Ioannis Pashakis//March 3, 2021
Ioannis Pashakis//March 3, 2021
Pennsylvania’s House Republicans plan to refer an investigation into the Wolf administration’s handling of senior and long-term care facilities during the COVID-19 pandemic to the House Government Oversight Committee later this month.
House Majority Leader Kerry Benninghoff, R-Centre and Mifflin counties, announced he would be leading the referral in a statement on Monday. In the announcement, he said the Wolf administration has lacked transparency in its guidance for nursing homes and other long-term care facilities in the past year.
“We believe Pennsylvanians deserve better from their government when they are seeking answers as to why something so tragic has occurred and they are not getting answers,” Benninghoff said. “Unfortunately, as of today, including our recent budget hearings where members directly asked the administration about this issue, Pennsylvanians and their families are left only with excuses and deflection from an administration that has been anything but transparent.”
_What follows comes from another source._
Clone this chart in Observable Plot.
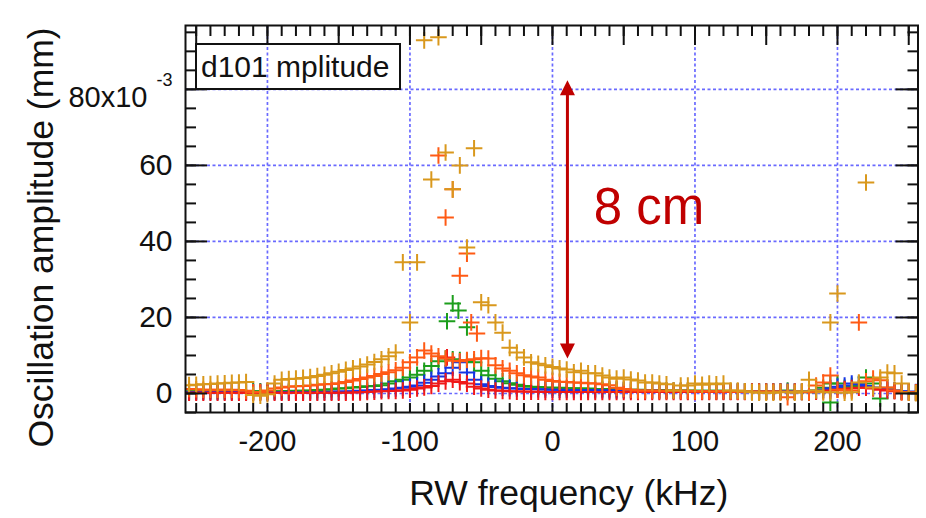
<!DOCTYPE html>
<html><head><meta charset="utf-8">
<script src="https://cdn.jsdelivr.net/npm/d3@7"></script>
<script src="https://cdn.jsdelivr.net/npm/@observablehq/plot@0.6"></script>
<style>
  html,body{margin:0;padding:0;background:#fff;}
  #chart svg{display:block;}
</style>
</head><body><div id="chart"></div>
<script>
// ---------- data ----------
const freq = [
 -255,-250,-245,-240,-235,-230,-225,-220,-215,-210,
 -205,-200,-195,-190,-185,-180,-175,-170,-165,-160,
 -155,-150,-145,-140,-135,-130,-125,-120,-115,-110,
 -105,-100,-95,-90,-85,-80,-75,-70,-65,-60,
 -55,-50,-45,-40,-35,-30,-25,-20,-15,-10,
 -5,0,5,10,15,20,25,30,35,40,
 45,50,55,60,65,70,75,80,85,90,
 95,100,105,110,115,120,125,130,135,140,
 145,150,155,160,165,170,175,180,185,190,
 195,200,205,210,215,220,225,230,235,240,
 245,250,255];

const goldAmp = [
 2.2,2.3,2.4,2.5,2.6,2.7,2.8,2.9,3.0,-0.4,
 -0.6,-0.2,2.6,3.6,3.8,3.9,4.1,4.3,4.6,4.9,
 5.3,5.7,6.2,6.6,7.1,7.6,8.3,9.0,9.8,10.8,
 34.5,18.7,34.5,92.9,56.3,93.7,63.4,53.7,60.0,38.4,
 64.5,24.0,23.2,18.7,16.0,12.0,10.8,9.5,8.2,7.8,
 7.4,7.0,6.6,6.3,5.6,6.0,5.3,5.3,4.7,4.2,
 3.9,4.2,3.7,3.4,2.9,2.9,2.6,2.4,0.8,2.1,
 2.1,2.6,2.3,2.6,2.4,2.6,0.8,0.8,0.6,0.3,
 0.2,0.2,0.2,0.3,0.4,0.2,0.6,3.6,0.8,0.3,
 0.3,26.3,0.2,0.3,2.9,55.5,1.6,4.2,5.5,5.3,
 2.6,0.2,0.1];
const goldExtraX = [195];
const goldExtraY = [18.7];

const orangeAmp = [
 1.2,1.1,1.0,1.0,1.0,1.0,1.0,0.9,0.7,0.3,
 0.4,0.8,1.3,1.6,1.8,1.9,2.0,2.1,2.3,2.4,
 2.5,2.7,3.0,3.4,3.8,4.2,4.6,5.1,5.6,6.1,
 6.8,8.2,9.5,11.3,10.5,9.8,9.2,8.6,8.5,8.8,
 9.0,9.3,9.2,7.4,6.6,6.0,5.3,4.8,4.5,4.2,
 3.6,3.3,3.1,3.0,2.9,2.8,2.7,2.6,2.4,2.2,
 1.5,1.2,1.0,0.8,0.8,0.8,0.7,0.7,0.7,0.7,
 0.7,0.6,0.6,0.6,0.6,0.6,0.5,0.5,0.5,0.5,
 0.5,0.5,0.5,0.5,-1.0,0.5,0.4,0.3,2.1,2.9,
 4.7,1.0,0.8,0.8,18.7,3.2,3.9,3.5,1.6,0.8,
 0.3,0.2,0.2];
const orangeExtraX = [-80,-70,-75,-60,-65,-57,-53];
const orangeExtraY = [62.6,53.7,46.3,36.8,31.0,18.7,15.8];

const greenAmp = [
 0.6,0.6,0.6,0.6,0.6,0.6,0.6,0.6,0.6,0.6,
 0.6,0.6,0.6,0.6,0.65,0.7,0.75,0.8,0.9,1.0,
 1.1,1.3,1.4,1.6,1.7,1.9,2.0,2.2,2.6,3.2,
 3.6,4.2,4.9,6.0,7.2,8.5,9.2,9.0,8.8,8.5,
 8.2,6.0,4.8,3.9,3.2,2.7,2.3,2.0,1.8,1.7,
 1.6,1.5,1.5,1.4,1.4,1.3,1.3,1.2,1.2,1.1,
 1.1,1.0,1.0,1.0,0.9,0.9,0.9,0.8,0.8,0.8,
 0.8,0.7,0.7,0.7,0.7,0.7,0.6,0.6,0.6,0.6,
 0.6,0.6,0.6,0.6,0.8,0.5,0.4,0.3,0.8,1.5,
 2.6,2.6,1.5,2.0,2.6,4.2,2.6,-1.3,1.5,0.8,
 0.5,0.4,0.3];
const greenExtraX = [-70,-66,-74,-60,195];
const greenExtraY = [23.7,21.8,19.0,17.4,-2.4];

const blueAmp = [
 0.4,0.4,0.4,0.4,0.4,0.4,0.4,0.4,0.4,0.4,
 0.4,0.4,0.4,0.4,0.4,0.4,0.4,0.4,0.4,0.4,
 0.45,0.5,0.55,0.6,0.7,0.8,0.9,1.0,1.1,1.3,
 1.5,1.8,2.1,2.8,3.6,4.5,5.3,6.8,8.2,5.5,
 3.6,2.4,2.0,1.7,1.5,1.4,1.3,1.2,1.15,1.1,
 1.05,1.0,1.0,0.95,0.95,0.9,0.9,0.85,0.85,0.8,
 0.8,0.8,0.75,0.75,0.7,0.7,0.7,0.65,0.65,0.6,
 0.6,0.6,0.6,0.55,0.55,0.55,0.5,0.5,0.5,0.5,
 0.5,0.5,0.5,0.5,0.5,0.5,0.55,0.6,0.7,1.0,
 1.4,1.8,2.1,2.6,2.4,2.0,1.6,1.2,1.0,0.8,
 0.6,0.5,0.4];

const redAmp = [
 0.2,0.2,0.2,0.2,0.2,0.2,0.2,0.2,0.2,0.2,
 0.2,0.2,0.2,0.2,0.2,0.2,0.2,0.2,0.2,0.2,
 0.2,0.2,0.2,0.25,0.3,0.4,0.5,0.6,0.65,0.7,
 0.8,1.0,1.3,1.6,2.0,2.6,3.2,3.6,3.0,2.6,
 1.8,1.3,1.0,0.8,0.7,0.6,0.5,0.5,0.45,0.45,
 0.4,0.4,0.4,0.4,0.4,0.4,0.4,0.4,0.4,0.4,
 0.4,0.4,0.4,0.4,0.4,0.4,0.4,0.4,0.4,0.4,
 0.4,0.4,0.4,0.4,0.4,0.4,0.4,0.4,0.4,0.4,
 0.4,0.4,0.4,0.4,0.4,0.4,0.4,0.4,0.5,0.6,
 0.8,1.0,1.2,1.4,1.5,1.5,1.3,1.0,0.8,0.6,
 0.4,0.3,0.3];
const redExtraX = [-74];
const redExtraY = [9.5];

const seriesColors = {gold:"#d9981c", orange:"#ff5a14", green:"#1c9e1c", blue:"#1434e4", red:"#f01818"};

const xTickLabels = [-200,-100,0,100,200];
const yTickLabels = [0,20,40,60];
const xGridTicks = [-200,-100,0,100,200];
const yGridTicks = [0,20,40,60,80];
const xMajorTicks = [-250,-200,-150,-100,-50,0,50,100,150,200,250];
const xMinorTicks = [-250,-240,-230,-220,-210,-200,-190,-180,-170,-160,-150,-140,-130,-120,-110,-100,-90,-80,-70,-60,-50,-40,-30,-20,-10,0,10,20,30,40,50,60,70,80,90,100,110,120,130,140,150,160,170,180,190,200,210,220,230,240,250];
const yMajorTicks = [0,20,40,60,80];
const yMinorTicks = [-5,0,5,10,15,20,25,30,35,40,45,50,55,60,65,70,75,80,85,90,95];

const xTitle = "RW frequency (kHz)";
const yTitle = "Oscillation amplitude (mm)";
const legendText = "d101 mplitude";
const noteText = "8 cm";
const noteX = 29;
const noteY = 48.8;
const arrowX = 10.5;
const arrowY1 = 9.2;
const arrowY2 = 82.4;

// ---------- build ----------
function rows(xs, ys){ return xs.map((x,i)=>({x, y: ys[i]})); }

const plusSymbol = {draw(ctx, size){ const r = Math.sqrt(size/Math.PI); ctx.moveTo(-r,0); ctx.lineTo(r,0); ctx.moveTo(0,-r); ctx.lineTo(0,r); }};
const triUp = {draw(ctx, size){ const r = Math.sqrt(size/Math.PI); ctx.moveTo(0,0); ctx.lineTo(-r,2*r); ctx.lineTo(r,2*r); ctx.closePath(); }};
const triDown = {draw(ctx, size){ const r = Math.sqrt(size/Math.PI); ctx.moveTo(0,0); ctx.lineTo(-r,-2*r); ctx.lineTo(r,-2*r); ctx.closePath(); }};

const W = 926, H = 518, mL = 185, mR = 8.5, mT = 25, mB = 106;
const fW = W - mL - mR, fH = H - mT - mB;

const series = [
  {data: rows(freq, greenAmp).concat(rows(greenExtraX, greenExtraY)), color: seriesColors.green},
  {data: rows(freq, blueAmp), color: seriesColors.blue},
  {data: rows(freq, redAmp).concat(rows(redExtraX, redExtraY)), color: seriesColors.red},
  {data: rows(freq, orangeAmp).concat(rows(orangeExtraX, orangeExtraY)), color: seriesColors.orange},
  {data: rows(freq, goldAmp).concat(rows(goldExtraX, goldExtraY)), color: seriesColors.gold}
];

const gridStyle = {stroke:"#6a6aff", strokeOpacity:1, strokeWidth:1.7, strokeDasharray:"3,2.5"};
const tickStyle = {stroke:"#111", strokeWidth:2};

const legendMark = (index, scales, values, dims) => {
  const g = d3.create("svg:g");
  g.append("rect").attr("x", dims.marginLeft + 11).attr("y", dims.marginTop + 19)
    .attr("width", 204).attr("height", 45).attr("fill","none").attr("stroke","#111").attr("stroke-width",2);
  g.append("text").attr("x", dims.marginLeft + 16).attr("y", dims.marginTop + 52)
    .attr("text-anchor","start").attr("font-size", 30).attr("fill","#111").text(legendText);
  return g.node();
};

const chart = Plot.plot({
  width: W, height: H,
  marginLeft: mL, marginRight: mR, marginTop: mT, marginBottom: mB,
  style: {fontFamily: "'Liberation Sans', Arial, sans-serif", background: "#fff", color: "#111"},
  x: {domain: [-257.5, 256.5]},
  y: {domain: [-5, 96.8]},
  marks: [
    Plot.gridX(xGridTicks, gridStyle),
    Plot.gridY(yGridTicks, gridStyle),
    ...series.map(s => Plot.dot(s.data, {x:"x", y:"y", symbol: plusSymbol, r: 8.3, stroke: s.color, fill: "none", strokeWidth: 2, clip: true})),
    Plot.frame({stroke:"#111", strokeWidth:2}),
    // bottom ticks
    Plot.tickX(xMinorTicks, {x: d=>d, insetTop: fH - 9, ...tickStyle}),
    // top ticks
    Plot.tickX(xMinorTicks, {x: d=>d, insetBottom: fH - 11, ...tickStyle}),
    Plot.tickX(xMajorTicks, {x: d=>d, insetBottom: fH - 20, ...tickStyle}),
    // left ticks
    Plot.tickY(yMinorTicks, {y: d=>d, insetRight: fW - 11, ...tickStyle}),
    Plot.tickY(yMajorTicks, {y: d=>d, insetRight: fW - 22, ...tickStyle}),
    // right ticks
    Plot.tickY(yMinorTicks, {y: d=>d, insetLeft: fW - 10, ...tickStyle}),
    Plot.tickY(yMajorTicks, {y: d=>d, insetLeft: fW - 22, ...tickStyle}),
    Plot.axisX(xTickLabels, {anchor:"bottom", tickSize:0, tickPadding:18, fontSize:29, tickFormat: d=>String(d), label:null}),
    Plot.axisY(yTickLabels, {anchor:"left", tickSize:0, tickPadding:13, fontSize:30, tickFormat: d=>String(d), label:null}),
    Plot.text([80], {y: d=>d, frameAnchor:"left", text: ()=>"80x10", textAnchor:"end", lineAnchor:"middle", dx:-38, dy:8, fontSize:29, fill:"#111"}),
    Plot.text([80], {y: d=>d, frameAnchor:"left", text: ()=>"-3", textAnchor:"end", lineAnchor:"middle", dx:-13, dy:-9, fontSize:18, fill:"#111"}),
    Plot.text([yTitle], {frameAnchor:"left", text: d=>d, rotate:-90, textAnchor:"middle", lineAnchor:"middle", dx:-144, dy:18.5, fontSize:35.5, fill:"#111"}),
    Plot.text([xTitle], {frameAnchor:"bottom", text: d=>d, textAnchor:"middle", lineAnchor:"middle", dx:17, dy:81, fontSize:35.5, fill:"#111"}),
    // annotation arrow
    Plot.ruleX([{x: arrowX, y1: arrowY2, y2: arrowY1}], {x:"x", y1:"y1", y2:"y2", stroke:"#c00000", strokeWidth:3, insetTop:10, insetBottom:10}),
    Plot.dot([{x: arrowX, y: arrowY2}], {x:"x", y:"y", symbol: triUp, r: 7.5, fill:"#c00000", stroke:"none"}),
    Plot.dot([{x: arrowX, y: arrowY1}], {x:"x", y:"y", symbol: triDown, r: 7.5, fill:"#c00000", stroke:"none"}),
    Plot.text([noteText], {x: ()=>noteX, y: ()=>noteY, text: d=>d, textAnchor:"start", lineAnchor:"middle", fontSize:51, fill:"#c00000"}),
    legendMark
  ]
});
document.getElementById("chart").appendChild(chart);
</script>
</body></html>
In March 2020, the state Department of Health issued several pieces of guidance to provide direction to long-term care facilities to allow for specific infection control measures to protect residents and staff.
Some of this guidance included restrictions on visitors and volunteers and a stipulation that nursing care facilities must continue to accept new admissions and receive readmissions for current residents, including stable patients with COVID-19.
The Wolf administration’s alleged lack of transparency in the reasoning behind its directives for Pennsylvania’s long-term care homes during the pandemic has been subject to criticism from the right.
As of Feb. 26, 23,937 Pennsylvanians have died from COVID-19 and 12,470 of those deaths have occurred in residents from nursing or personal care facilities, according to the state Department of Health.
“We want answers for the people who lost loved ones in our nursing homes under Secretary Levine’s order and Gov. Wolf’s leadership,” said Rep. Clint Owlett, R-Tioga, Bradford and Potter counties. “The problem has been, no one will step up and do the investigation here in Pennsylvania. So, if no one else will do it for these families, we will.”
Lyndsay Kensinger, Wolf’s press secretary, called the GOP accusations “baseless,” and said they “portray a significant lack of understanding of the role of the Department of Health and guidance provided to nursing facilities.”
Kensinger said that the state’s guidance mirrored the federal government’s recommendations and required facilities to follow specific infection control measures, but it rested on each individual facility to follow through with the recommendations.
“It is incumbent upon the nursing homes to follow infection control and other guidance designed to keep patients safe during both regular periods and the COVID-19 pandemic,” she said. “Failure to institute protections can result in sanctions, license suspensions or revocations.”
A representative of the for-profit long-term care industry seemed to welcome the investigation, which facilities could emphasize a need for the state to bring providers to the table in a greater way when it makes such decisions, said Zach Shamberg, president and CEO at the Pennsylvania Health Care Association (PHCA).
PHCA is a statewide advocacy organization for for-profit long-term care providers. According to Shamberg, he and other members of the industry have testified to the state’s decision makers regarding the needs of the industry but were not brought to the table to help with those decisions like states like West Virginia have done.
“I have to believe that as these detectives were being given in March and April 2020, if providers were at the table you would have seen different guidance that would have done more to protect residents and guide staff,” he said.